Given task | In the listing that follows, retype every line from the first through the one containing "const leftNotes = ['SD". Pictures are to be left out.

Given material |
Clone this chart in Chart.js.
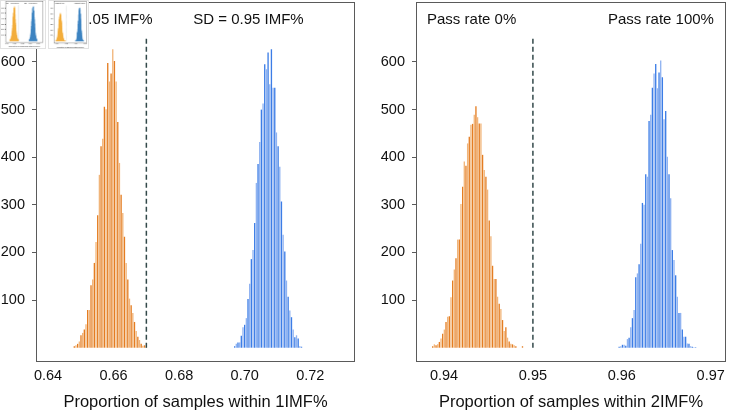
<!DOCTYPE html>
<html>
<head>
<meta charset="utf-8">
<script src="https://cdn.jsdelivr.net/npm/chart.js@4.4.1/dist/chart.umd.min.js"></script>
<style>
  html, body { margin: 0; padding: 0; background: #fff; }
  body { width: 737px; height: 412px; position: relative; overflow: hidden; }
  canvas { position: absolute; }
  #inset { position: absolute; left: 0; top: 0; width: 89px; height: 49px; background: #fff; }
  #inset canvas { box-sizing: border-box; border: 1px solid #e2e2e2; }
</style>
</head>
<body>
<canvas id="left" width="368" height="412" style="left:0;top:0"></canvas>
<canvas id="right" width="369" height="412" style="left:368px;top:0"></canvas>
<div id="inset">
  <canvas id="thumbLeft" width="46" height="49" style="left:0;top:0"></canvas>
  <canvas id="thumbRight" width="41" height="49" style="left:48px;top:0"></canvas>
</div>
<script>
// histogram counts, one value per bin
const leftBinWidth = 0.00051;
const leftOrangeStart = 0.64802;
const leftOrange = [3, 5, 8, 13, 26, 31, 38, 49, 79, 79, 131, 143, 178, 222, 278, 363, 423, 439, 506, 501,
  598, 559, 576, 627, 602, 559, 474, 388, 321, 283, 233, 178, 143, 103, 89, 73, 54, 35, 23, 16, 8, 4, 5, 2];
const leftBlueStart = 0.69692;
const leftBlue = [3, 8, 11, 11, 25, 43, 48, 62, 102, 134, 186, 205, 262, 346, 386, 432, 500, 513, 595, 585,
  620, 553, 627, 546, 546, 452, 423, 380, 307, 237, 202, 141, 107, 78, 64, 38, 22, 26, 19, 3, 2];
const leftThreshold = 0.67;
const leftTicks = [0.64, 0.66, 0.68, 0.70, 0.72];
const leftNotes = ['SD = 1.05 IMF%', 'SD = 0.95 IMF%'];

const rightBinWidth = 0.000187;
const rightOrangeStart = 0.93873;
const rightOrange = [3, 7, 5, 7, 12, 19, 29, 38, 54, 65, 66, 106, 141, 164, 188, 227, 227, 302, 338, 391,
  382, 429, 443, 468, 470, 489, 507, 484, 471, 471, 405, 373, 359, 332, 267, 234, 172, 144, 144, 107,
  92, 81, 58, 35, 43, 21, 13, 8, 7, 5, 3, 0, 0, 0, 3];
const rightBlueStart = 0.95970;
const rightBlue = [2, 3, 6, 6, 4, 18, 21, 43, 62, 79, 148, 156, 175, 218, 304, 300, 364, 359, 476, 489,
  546, 576, 596, 545, 578, 603, 568, 480, 497, 401, 364, 314, 205, 184, 152, 107, 73, 73, 38, 23,
  23, 9, 8, 3, 2, 1, 1];
const rightThreshold = 0.95;
const rightTicks = [0.94, 0.95, 0.96, 0.97];
const rightNotes = ['Pass rate 0%', 'Pass rate 100%'];

const countTicks = [100, 200, 300, 400, 500, 600];

const fontFamily = '"Liberation Sans", Arial, Helvetica, sans-serif';

function bins(start, width, counts) {
  return counts.map((c, i) => ({x: start + i * width, y: c}));
}

function alternate(dark, light) {
  return ctx => (ctx.dataIndex % 2 ? light : dark);
}

// frame box + the two notes at the top of each panel
const frameNotes = {
  id: 'frameNotes',
  afterDatasetsDraw(chart, args, opts) {
    const {ctx, chartArea: a, scales: {x, y}} = chart;
    ctx.save();
    ctx.strokeStyle = '#5a5a5a';
    ctx.lineWidth = opts.frameWidth;
    ctx.strokeRect(a.left + 0.5, a.top + 0.5, a.right - a.left - 1, a.bottom - a.top);
    ctx.fillStyle = '#111';
    ctx.font = opts.fontSize + 'px ' + fontFamily;
    ctx.textBaseline = 'middle';
    opts.notes.forEach((t, i) => {
      ctx.fillText(t, x.getPixelForValue(opts.noteX[i]), y.getPixelForValue(opts.noteY));
    });
    ctx.restore();
  }
};

function noPad(scale) {
  scale.paddingTop = 0;
  scale.paddingBottom = 0;
  scale.paddingLeft = 0;
  scale.paddingRight = 0;
}

function makePanel(id, p, k, colors) {
  const ctx = document.getElementById(id).getContext('2d');
  return new Chart(ctx, {
    type: 'bar',
    data: {
      datasets: [
        {
          type: 'line',
          data: [{x: p.threshold, y: 0}, {x: p.threshold, y: 650}],
          borderColor: '#33494a',
          borderWidth: 1.5 * k,
          borderDash: [5 * k, 3 * k],
          pointRadius: 0,
          order: 0
        },
        {
          data: bins(p.orangeStart, p.binWidth, p.orange),
          backgroundColor: colors.orange,
          grouped: false,
          barPercentage: colors.barPct,
          categoryPercentage: 1,
          order: 1
        },
        {
          data: bins(p.blueStart, p.binWidth, p.blue),
          backgroundColor: colors.blue,
          grouped: false,
          barPercentage: colors.barPct,
          categoryPercentage: 1,
          order: 1
        }
      ]
    },
    options: {
      responsive: false,
      animation: false,
      layout: {
        padding: {top: 2 * k, right: p.padRight * k, left: 0, bottom: 0}
      },
      plugins: {
        legend: {display: false},
        tooltip: {enabled: false},
        frameNotes: {
          notes: p.notes,
          noteX: p.noteX,
          noteY: 688,
          fontSize: 15 * k,
          frameWidth: Math.max(k, 0.4)
        }
      },
      scales: {
        x: {
          type: 'linear',
          offset: false,
          min: p.xMin,
          max: p.xMax,
          grid: {display: false, drawTicks: false, offset: false},
          border: {display: false},
          afterBuildTicks: scale => { scale.ticks = p.ticks.map(v => ({value: v})); },
          afterFit: scale => { scale.height = 51 * k; noPad(scale); },
          ticks: {
            padding: 6 * k,
            color: '#111',
            maxRotation: 0,
            autoSkip: false,
            font: {family: fontFamily, size: 14.5 * k},
            callback: v => v.toFixed(2)
          },
          title: {
            display: true,
            text: p.title,
            color: '#111',
            padding: 0,
            font: {family: fontFamily, size: 16.5 * k, lineHeight: 1.1}
          }
        },
        y: {
          min: -28,
          max: 726,
          grid: {display: true, drawOnChartArea: false, drawTicks: true, tickLength: 4 * k, color: '#5a5a5a'},
          border: {display: false},
          afterBuildTicks: scale => { scale.ticks = countTicks.map(v => ({value: v})); },
          afterFit: scale => { scale.width = p.yWidth * k; noPad(scale); },
          ticks: {
            padding: 7 * k,
            color: '#111',
            font: {family: fontFamily, size: 14.5 * k}
          }
        }
      }
    },
    plugins: [frameNotes]
  });
}

const leftPanel = {
  orangeStart: leftOrangeStart, blueStart: leftBlueStart, binWidth: leftBinWidth,
  orange: leftOrange, blue: leftBlue, threshold: leftThreshold, ticks: leftTicks,
  notes: leftNotes, noteX: [0.6382, 0.6843],
  xMin: 0.63634, xMax: 0.73363, yWidth: 36, padRight: 13,
  title: 'Proportion of samples within 1IMF%'
};

const rightPanel = {
  orangeStart: rightOrangeStart, blueStart: rightBlueStart, binWidth: rightBinWidth,
  orange: rightOrange, blue: rightBlue, threshold: rightThreshold, ticks: rightTicks,
  notes: rightNotes, noteX: [0.93809, 0.95845],
  xMin: 0.93685, xMax: 0.97172, yWidth: 48, padRight: 11,
  title: 'Proportion of samples within 2IMF%'
};

const mainColors = {
  orange: alternate('#e47d22', '#f1b57a'),
  blue: alternate('#3c7de6', '#90b3f1'),
  barPct: 0.8
};
const thumbColors = {
  orange: '#f3ae3d',
  blue: '#3f85c2',
  barPct: 1
};

makePanel('left', leftPanel, 1, mainColors);
makePanel('right', rightPanel, 1, mainColors);
makePanel('thumbLeft', leftPanel, 0.125, thumbColors);
makePanel('thumbRight', rightPanel, 0.11, thumbColors);
</script>
</body>
</html>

Output of the exercise |
Clone this chart in Chart.js.
<!DOCTYPE html>
<html>
<head>
<meta charset="utf-8">
<script src="https://cdn.jsdelivr.net/npm/chart.js@4.4.1/dist/chart.umd.min.js"></script>
<style>
  html, body { margin: 0; padding: 0; background: #fff; }
  body { width: 737px; height: 412px; position: relative; overflow: hidden; }
  canvas { position: absolute; }
  #inset { position: absolute; left: 0; top: 0; width: 89px; height: 49px; background: #fff; }
  #inset canvas { box-sizing: border-box; border: 1px solid #e2e2e2; }
</style>
</head>
<body>
<canvas id="left" width="368" height="412" style="left:0;top:0"></canvas>
<canvas id="right" width="369" height="412" style="left:368px;top:0"></canvas>
<div id="inset">
  <canvas id="thumbLeft" width="46" height="49" style="left:0;top:0"></canvas>
  <canvas id="thumbRight" width="41" height="49" style="left:48px;top:0"></canvas>
</div>
<script>
// histogram counts, one value per bin
const leftBinWidth = 0.00051;
const leftOrangeStart = 0.64802;
const leftOrange = [3, 5, 8, 13, 26, 31, 38, 49, 79, 79, 131, 143, 178, 222, 278, 363, 423, 439, 506, 501,
  598, 559, 576, 627, 602, 559, 474, 388, 321, 283, 233, 178, 143, 103, 89, 73, 54, 35, 23, 16, 8, 4, 5, 2];
const leftBlueStart = 0.69692;
const leftBlue = [3, 8, 11, 11, 25, 43, 48, 62, 102, 134, 186, 205, 262, 346, 386, 432, 500, 513, 595, 585,
  620, 553, 627, 546, 546, 452, 423, 380, 307, 237, 202, 141, 107, 78, 64, 38, 22, 26, 19, 3, 2];
const leftThreshold = 0.67;
const leftTicks = [0.64, 0.66, 0.68, 0.70, 0.72];
const leftNotes = ['SD = 1.05 IMF%', 'SD = 0.95 IMF%'];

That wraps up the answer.